In "The Wall Street Journal Europe," former U.S. National Security Adviser Zbigniew Brzezinski says that the United States will only prevail in its war on terrorism if it acts effectively on both the military and political fronts.

Two realities, he says, must be faced. One is that terrorism "is political warfare. By deliberately and indiscriminately killing innocents, it is designed to break the will of the opponent. Counter-terrorism also has to involve political warfare. It must strive to isolate the terrorists politically in order to extirpate them physically."

The second is that political resentments, and not religion per se, fuel terrorism. "Therefore, the suppression of terrorist organizations and activities must therefore also address some, if not all, of the political resentments that galvanize support for terrorism," he writes.

A U.S. response must incorporate immediate, medium-range and long-term aspects, says Brzezinski. He writes: "The long-term response should promote an international coalition to enhance domestic security as well as to undermine political support for terrorist causes. The medium-term response will have to target the governments that tolerate or clandestinely support terrorism, while disrupting the terrorist networks that operate in the Middle East, Western Europe and North America."
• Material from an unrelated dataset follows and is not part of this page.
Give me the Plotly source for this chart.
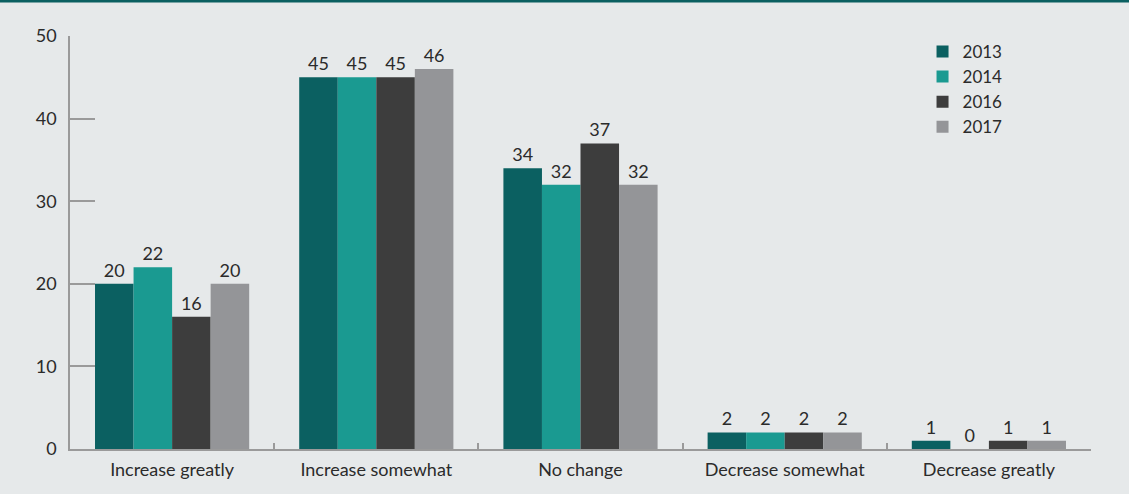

"The immediate response," he suggests, "will have to involve direct military action against known terrorist facilities and leaders in Afghanistan and the Middle East, as well as against the Taliban regime."


In "Eurasia View," Central Asian affairs analyst Ahmed Rashid writes that the imminent attack against Osama bin Laden and the Taliban in Afghanistan "may radically reshape the geopolitical balance in Central and South Asia. Instead of merely dealing with the threat of terrorism, the magnitude of the U.S. response could cause the region to unravel."

On one hand, he says, Pakistan could improve ties with the West and benefit from debt relief in exchange for its cooperation. However, Rashid says, "If the U.S. offensive is drawn out and lacks an overarching strategic vision for the region, Pakistan could become engulfed in turmoil. Islamic militants could take to the streets, there could be an economic meltdown and the army might become dangerously divided."

The Central Asian republics, for their part, "may finally get rid of their militant Islamic opposition movements based in Afghanistan and concentrate on improving economic and democratic reforms," says Rashid. "Conversely, they could resort to greater authoritarianism and repression."

Afghanistan faces a similar problem. A new government could be formed with Western aid that could finally bring peace after 23 years of war, or else the nation could revert to its warlordism of the past. Rashid writes that, underlying these opportunities, "the key to success or failure will be Washington's commitment to remain engaged in the region and particularly Afghanistan, once the shooting is over."